With a virtual team, it can be a little trickier to sow the seeds of appreciation, so here are some ways in which this could be done.

  • Raise the topic of appreciation when the team is defining their values and working agreements. Solicit ideas from them about what they feel is worth appreciating and how they’d like to appreciate one another. This could include how appreciation can be expressed with the different virtual collaboration tools which the team uses. Likes or positive emojis can be used for chat-based tools whereas stars, hearts or other positive stickers can be used in whiteboards or virtual canvases.
  • Suggest that team members share key personal events such as birthdays or anniversaries with each other in the team’s online calendar to make it easier for team members to recognize these milestones.

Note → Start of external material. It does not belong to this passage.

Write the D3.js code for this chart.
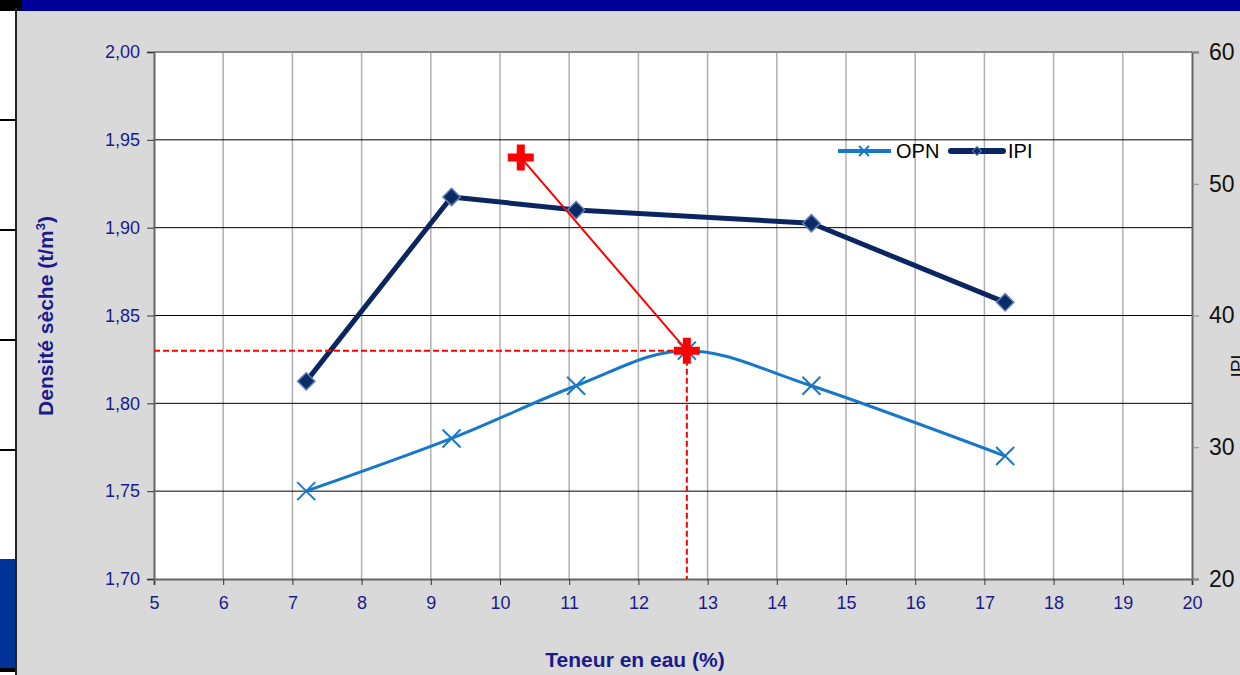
<!DOCTYPE html>
<html>
<head>
<meta charset="utf-8">
<script src="https://cdn.jsdelivr.net/npm/d3@7"></script>
<style>
  body { margin: 0; background: #d9d9d9; }
  svg { display: block; font-family: "Liberation Sans", Arial, sans-serif; }
</style>
</head>
<body>
<svg id="chart" width="1240" height="675"></svg>
<script>
// data
const teneur = [7.2, 9.3, 11.1, 12.7, 14.5, 17.3];
const opn = [1.75, 1.78, 1.81, 1.83, 1.81, 1.77];
const ipiX = [7.2, 9.3, 11.1, 14.5, 17.3];
const ipi = [35, 49, 48, 47, 41];
const optimum = { x: 12.7, y: 1.83 };
const ipiPoint = { x: 10.3, y: 1.94 };
const xTicks = d3.range(5, 21, 1);
const yTicks = [1.70, 1.75, 1.80, 1.85, 1.90, 1.95, 2.00];
const y2Ticks = [20, 30, 40, 50, 60];

const width = 1240, height = 675;
const m = { left: 154, right: 1192, top: 52, bottom: 579 };
const svg = d3.select("#chart");
const blueText = "#1a1a8c";

// background bits
svg.append("rect").attr("width", width).attr("height", height).attr("fill", "#d9d9d9");
svg.append("rect").attr("x", 0).attr("y", 0).attr("width", width).attr("height", 11).attr("fill", "#000099");
svg.append("rect").attr("x", 0).attr("y", 0).attr("width", 22).attr("height", 11).attr("fill", "#000");
svg.append("rect").attr("x", 0).attr("y", 11).attr("width", 15).attr("height", 664).attr("fill", "#fff");
[120, 230, 340, 450].forEach(function (yy) {
  svg.append("rect").attr("x", 0).attr("y", yy - 1).attr("width", 15).attr("height", 2).attr("fill", "#000");
});
svg.append("rect").attr("x", 0).attr("y", 559).attr("width", 15).attr("height", 109).attr("fill", "#003399");
svg.append("rect").attr("x", 0).attr("y", 668).attr("width", 15).attr("height", 4).attr("fill", "#000");
svg.append("rect").attr("x", 15).attr("y", 8).attr("width", 2).attr("height", 667).attr("fill", "#222");

// scales
const x = d3.scaleLinear().domain([5, 20]).range([m.left, m.right]);
const y = d3.scaleLinear().domain([1.70, 2.00]).range([m.bottom, m.top]);
const y2 = d3.scaleLinear().domain([20, 60]).range([m.bottom, m.top]);

// plot area
svg.append("rect")
  .attr("x", m.left).attr("y", m.top)
  .attr("width", m.right - m.left).attr("height", m.bottom - m.top)
  .attr("fill", "#fff");

// grid
svg.append("g").selectAll("line").data(xTicks.slice(1, -1)).enter().append("line")
  .attr("x1", d => x(d)).attr("x2", d => x(d))
  .attr("y1", m.top).attr("y2", m.bottom)
  .attr("stroke", "#b0b0b0").attr("stroke-width", 1.5);
svg.append("g").selectAll("line").data(yTicks.slice(1, -1)).enter().append("line")
  .attr("x1", m.left).attr("x2", m.right)
  .attr("y1", d => y(d)).attr("y2", d => y(d))
  .attr("stroke", "#000").attr("stroke-width", 1);
svg.append("line").attr("x1", m.left).attr("x2", m.right).attr("y1", m.top).attr("y2", m.top)
  .attr("stroke", "#888").attr("stroke-width", 2);

// axes
const fmt = d => d3.format(".2f")(d).replace(".", ",");
const gx = svg.append("g").attr("transform", "translate(0," + m.bottom + ")")
  .call(d3.axisBottom(x).tickValues(xTicks).tickSize(6).tickPadding(11));
const gy = svg.append("g").attr("transform", "translate(" + m.left + ",0)")
  .call(d3.axisLeft(y).tickValues(yTicks).tickFormat(fmt).tickSize(7).tickPadding(7));
const gy2 = svg.append("g").attr("transform", "translate(" + m.right + ",0)")
  .call(d3.axisRight(y2).tickValues(y2Ticks).tickSize(7).tickPadding(10));

[gx, gy, gy2].forEach(function (g) {
  g.attr("font-size", 18).attr("font-family", "Liberation Sans, Arial, sans-serif");
  g.select(".domain").attr("stroke", "#666").attr("stroke-width", 2);
  g.selectAll(".tick line").attr("stroke", "#333");
});
gx.selectAll("text").attr("fill", blueText);
gy.selectAll("text").attr("fill", blueText);
gy2.attr("font-size", 23);
gy2.selectAll("text").attr("fill", "#111");
gy2.selectAll(".tick line").attr("stroke", "#888");

// axis titles
svg.append("text")
  .attr("transform", "translate(53,316) rotate(-90)")
  .attr("text-anchor", "middle")
  .attr("font-size", 21).attr("font-weight", "bold").attr("fill", blueText)
  .html('Densité sèche (t/m<tspan dy="-8" font-size="13">3</tspan><tspan dy="8">)</tspan>');
svg.append("text")
  .attr("x", 635).attr("y", 667)
  .attr("text-anchor", "middle")
  .attr("font-size", 21).attr("font-weight", "bold").attr("fill", blueText)
  .text("Teneur en eau (%)");
svg.append("text")
  .attr("transform", "translate(1244,366) rotate(-90)")
  .attr("text-anchor", "middle")
  .attr("font-size", 19).attr("fill", "#111")
  .text("IPI");

// IPI series
const ipiData = ipiX.map((d, i) => ({ x: d, v: ipi[i] }));
svg.append("path").datum(ipiData)
  .attr("fill", "none").attr("stroke", "#0b2560").attr("stroke-width", 5)
  .attr("stroke-linejoin", "round")
  .attr("d", d3.line().x(d => x(d.x)).y(d => y2(d.v)));
svg.append("g").selectAll("path").data(ipiData).enter().append("path")
  .attr("d", d3.symbol(d3.symbolSquare, 150))
  .attr("transform", d => "translate(" + x(d.x) + "," + y2(d.v) + ") rotate(45)")
  .attr("fill", "#0b2a66").attr("stroke", "#5b7fb8").attr("stroke-width", 1.5);

// OPN series
const opnData = teneur.map((d, i) => ({ x: d, v: opn[i] }));
svg.append("path").datum(opnData)
  .attr("fill", "none").attr("stroke", "#1878c8").attr("stroke-width", 3)
  .attr("d", d3.line().x(d => x(d.x)).y(d => y(d.v)).curve(d3.curveCardinal.tension(0)));
// x markers
svg.append("g").selectAll("g").data(opnData).enter().append("g")
  .attr("transform", d => "translate(" + x(d.x) + "," + y(d.v) + ")")
  .each(function () {
    const g = d3.select(this);
    g.append("line").attr("x1", -9).attr("y1", -9).attr("x2", 9).attr("y2", 9);
    g.append("line").attr("x1", -9).attr("y1", 9).attr("x2", 9).attr("y2", -9);
    g.selectAll("line").attr("stroke", "#1878c8").attr("stroke-width", 2);
  });

// red construction lines
svg.append("line")
  .attr("x1", m.left).attr("x2", x(optimum.x))
  .attr("y1", y(optimum.y)).attr("y2", y(optimum.y))
  .attr("stroke", "#ff0000").attr("stroke-width", 2).attr("stroke-dasharray", "6,3");
svg.append("line")
  .attr("x1", x(optimum.x)).attr("x2", x(optimum.x))
  .attr("y1", y(optimum.y)).attr("y2", m.bottom)
  .attr("stroke", "#ff0000").attr("stroke-width", 2).attr("stroke-dasharray", "6,3");
svg.append("line")
  .attr("x1", x(ipiPoint.x)).attr("y1", y(ipiPoint.y))
  .attr("x2", x(optimum.x)).attr("y2", y(optimum.y))
  .attr("stroke", "#ff0000").attr("stroke-width", 2);
svg.append("g").selectAll("path").data([ipiPoint, optimum]).enter().append("path")
  .attr("transform", d => "translate(" + x(d.x) + "," + y(d.y) + ")")
  .attr("d", "M-13,-4H-4V-13H4V-4H13V4H4V13H-4V4H-13Z")
  .attr("fill", "#ff0000");

// legend
const leg = svg.append("g").attr("transform", "translate(838,151)");
leg.append("line").attr("x1", 0).attr("x2", 53).attr("stroke", "#1878c8").attr("stroke-width", 4);
leg.append("line").attr("x1", 21).attr("y1", -5).attr("x2", 31).attr("y2", 5).attr("stroke", "#1878c8").attr("stroke-width", 2);
leg.append("line").attr("x1", 21).attr("y1", 5).attr("x2", 31).attr("y2", -5).attr("stroke", "#1878c8").attr("stroke-width", 2);
leg.append("text").attr("x", 58).attr("y", 7).attr("font-size", 20).attr("fill", "#000").text("OPN");
leg.append("line").attr("x1", 113).attr("x2", 165).attr("stroke", "#0b2560").attr("stroke-width", 6).attr("stroke-linecap", "round");
leg.append("path").attr("d", d3.symbol(d3.symbolSquare, 40))
  .attr("transform", "translate(139,0) rotate(45)")
  .attr("fill", "#0b2a66").attr("stroke", "#5b7fb8").attr("stroke-width", 1);
leg.append("text").attr("x", 170).attr("y", 7).attr("font-size", 20).attr("fill", "#000").text("IPI");
</script>
</body>
</html>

  • Build appreciation moments into your key team events. One approach might be to take the first ten minutes of each weekly team meeting to give team members a chance to publicly thank someone else on the team who helped them out over the past week. I have found that in events such as retrospectives, this results in better quality outcomes, especially if the team has experienced challenges leading up to the event.
  • Create an appreciation board within your virtual space where team members can post thank you cards to one another.

The benefits of the recognition we receive are like the grains of sand in an hour glass. Creating a culture of appreciation within our teams is a way to ensure the sand never runs out.